Диагноз мой оказался ошибочным. Я почувствовал себя скверно, проплыв бассейн из конца в конец всего раз, потому что за пятьдесят шесть лет буквально каждую магистральную артерию в моем сердце закупорило, если не на сто, то на восемьдесят процентов, и мне того и гляди грозил обширный инфаркт. Через сутки после того, как я, хватая ртом воздух, выкарабкался из бассейна, меня спасли от инфаркта, поставив в срочном порядке пять шунтов, — иначе я сошел бы в могилу раньше отца, и ему пришлось бы хоронить меня.
В два часа ночи перед операцией, когда симптомы приняли опасный для жизни характер и с пяток интернов, ординаторов и сестер деловито сновали у приборов, отражающих, как ухудшается мое состояние, позвонили хирургу: узнать, не захочет ли он изменить свои планы и приступить к операции незамедлительно. Я осознал, что никогда не ощущал такой слитности с отцом: со времен колледжа, когда я тайно проводил в аудиторию его, интеллектуального гомункулуса, за чье развитие чувствовал такую же ответственность, как за свое, наши жизни не были так взаимосвязаны и жутковато взаимозаменяемы, если не идентичны. Почти что бездыханный посреди этого медицинского коловращения, я смотрел — трезво, потрясенно — в лицо неотвратимости, которой был исполнен теперь каждый миг его жизни.
Разница, конечно же, заключалась в том, что я после операции чувствовал себя так, будто возродился — возродился и разродился разом. Мое сердце, а оно до операции бог знает сколько лет получало, по всей вероятности, лишь двадцать процентов от должного объема крови, теперь насыщалось кровью вдосталь. На больничной койке я по ночам улыбался сам себе: мое сердце представлялось мне младенцем, который кормится не молоком, а кровью, отныне беспрепятственно циркулирующей по новым, пересаженным из моей ноги артериям. Такой же восторг, думал я, наверное, испытываешь, когда кормишь грудью ребенка, — резко, как бьет барабан, билось после операции не мое, его сердце. И я, так чтобы не услышала ночная сестра, шептал этому младенцу: «Соси, соси сильней, это всё — тебе, всё — для тебя…» — и никогда в жизни не был счастливее.

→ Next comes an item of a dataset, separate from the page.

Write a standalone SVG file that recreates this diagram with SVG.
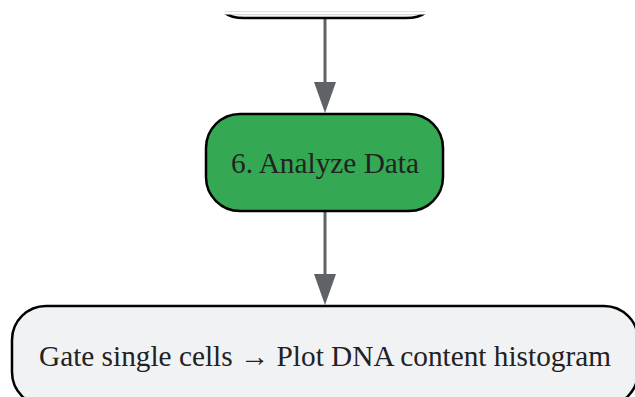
<svg xmlns="http://www.w3.org/2000/svg" width="635" height="397" viewBox="0 0 635 397">
<defs>
<style>
.node{stroke:#000;stroke-width:2.5}
.gray{fill:#f1f2f4}
.green{fill:#34a853}
.lbl{font-family:"Liberation Serif","Times New Roman",serif;font-size:29.3px;fill:#222;text-anchor:middle;dominant-baseline:central}
.edge{stroke:#5f6368;stroke-width:3;fill:none}
.head{fill:#5f6368}
</style>
</defs>
<g id="connectors">
<line class="edge" x1="325" y1="18" x2="325" y2="84"/>
<path class="head" d="M314,82 L336,82 L325,113 Z"/>
<line class="edge" x1="325" y1="211" x2="325" y2="276"/>
<path class="head" d="M314,274 L336,274 L325,305 Z"/>
</g>
<g id="node5">
<path class="node gray" d="M225,13 Q231,18 244,18 L406,18 Q419,18 425,13 Z" stroke-linejoin="round"/>
<path d="M222,13 L428,13" stroke="#fff" stroke-width="3"/>
</g>
<g id="node6">
<rect class="node green" x="206" y="114" width="237" height="97" rx="34"/>
<text class="lbl" x="325" y="163">6. Analyze Data</text>
</g>
<g id="node7">
<rect class="node gray" x="12" y="306" width="626" height="100" rx="34"/>
<text class="lbl" x="325" y="356">Gate single cells → Plot DNA content histogram</text>
</g>
</svg>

Не знаю, в какой мере сопровождающуюся этой литанией иллюзию и эйфорию можно объяснить тем, что меня спасли от смерти, а в какой — последствиями тяжелой, длившейся пять часов анестезии, но несколько ночей после операции, когда я то и дело просыпался от боли в грудной клетке, меня бесконечно радовала мысль, что я кормлю свое вновь народившееся сердце; в эти долгие часы я, не напрягая воображения, чувствовал себя так, будто я — обоеполо — причастился безумной радости материнства. Сейчас — задним числом — меня поражает, что в безудержных фантазиях тех первых послеоперационных ночей я представлялся себе чуть ли не двойником мамы в ту пору, когда она кормила меня грудью, — так же, как в те тревожные, чреватые опасностью часы накануне шунтирования, чувствовал, будто замещаю, подменяю — приношу себя в жертву вместо — моего слабеющего день ото дня отца, которому за обедом вставала поперек горла надвигающаяся смерть. На больничной койке я был не один: там со мной лежала семья из четырех человек.
Я рассчитывал утаить операцию от отца, пока не встану на ноги, а если удастся, и навсегда, но не тут-то было. В четверг вечером, перед операцией, всего за несколько часов до того, как мне стало совсем худо, я позвонил ему из кардиологического отделения, и так, будто звонил из дому, из Коннектикута, сказал, что меня попросили выступить на литературной конференции взамен внезапно заболевшего писателя и что субботу и воскресенье я проведу в Ньюхейвене, а позвонить оттуда мне будет сложно.
— И сколько тебе заплатят? — спросил он.
— Десять тысяч, — сказал я: эту несколько завышенную цифру я взял с потолка, рассчитывая, что она его безусловно порадует и отвлечет от дальнейших расспросов — так оно и оказалось.